ADB Approves $40 Million Loan

Sum Manet / Khmer Times No Comments Share:
The majority of Cambodia’s unbanked population are in rural areas. KT/Chor Sokunthea

The Asian Development Bank (ADB) approved a $40 million loan and a $600,000 technical assistance grant on Friday to help strengthen Cambodia’s financial sector and promote financial inclusion within the country’s unbanked population, according to the ADB’s statement.
 
The loan and technical assistance grant was given through the ADB-funded Inclusive Financial Sector Development Program (IFSDP). When implemented, the program is expected to produce potential economic gains of up to $391 million a year, or 2.3 percent of the country’s gross domestic product.
 
“The IFSDP will help to bring these people into formal financial services by supporting the development of an efficient and stable financial sector,” the statement said.
 
“Policy support and enhanced consumer protections will be expected to benefit rural households, farmers, and small and medium-sized enterprises.

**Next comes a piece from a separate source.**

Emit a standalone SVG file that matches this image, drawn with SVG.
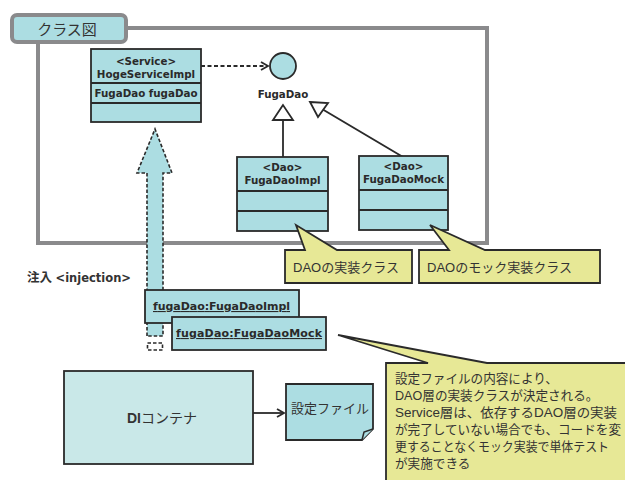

The program will upgrade existing financial sector infrastructure to support the introduction of new services and products,” added the statement.
 
Cambodia’s impressive economic growth over the past several years has pushed poverty levels from 47.8 percent in 2007 to 13.5 percent in 2014.
 
However, according to  the ADB, many Cambodians are still vulnerable to poverty, particularly those in rural areas – where 90 percent of poor people live — and with 41 percent of the population living on $2 a day or less.
 
“The financial sector should be further developed, with only 59 percent of the population having access to formal finance, and about 30 percent of the adult population excluded from any form of financial services,” said the ADB statement.
 
“Cambodia’s economy has been performing well but achieving inclusive growth has been a challenge, particularly among people who don’t have access to formal financial services,” said Hiroyuki Aoki, senior financial sector specialist at ADB’s Southeast Asia department. “The project will help the Cambodian government to develop its financial sector to reduce financial exclusion and promote inclusive growth.”
 
A financial inclusion ecosystem involving multiple businesses may work better for poor people in terms of both increasing the range of options for services and making those options available to poor people in an affordable way, Leonie Lethbridge, CEO of ANZ Royal Bank (Cambodia) said recently.
 
“The financial inclusion ecosystem helps improve the traditional financial service system. Such an ecosystem represents a shift from vertically integrated business models that limit efficiency and scale,” said Ms. Lethbridge.
 
“One of the elements of the financial inclusion ecosystem is financial literacy which is really important because people need to know what decisions they have to make. And that comes with skills and understanding,” she added.
 
Ms. Lethbridge pointed out the ecosystem was important for Cambodia due to the combination of numerous financial institutions that take deposits and give out credit.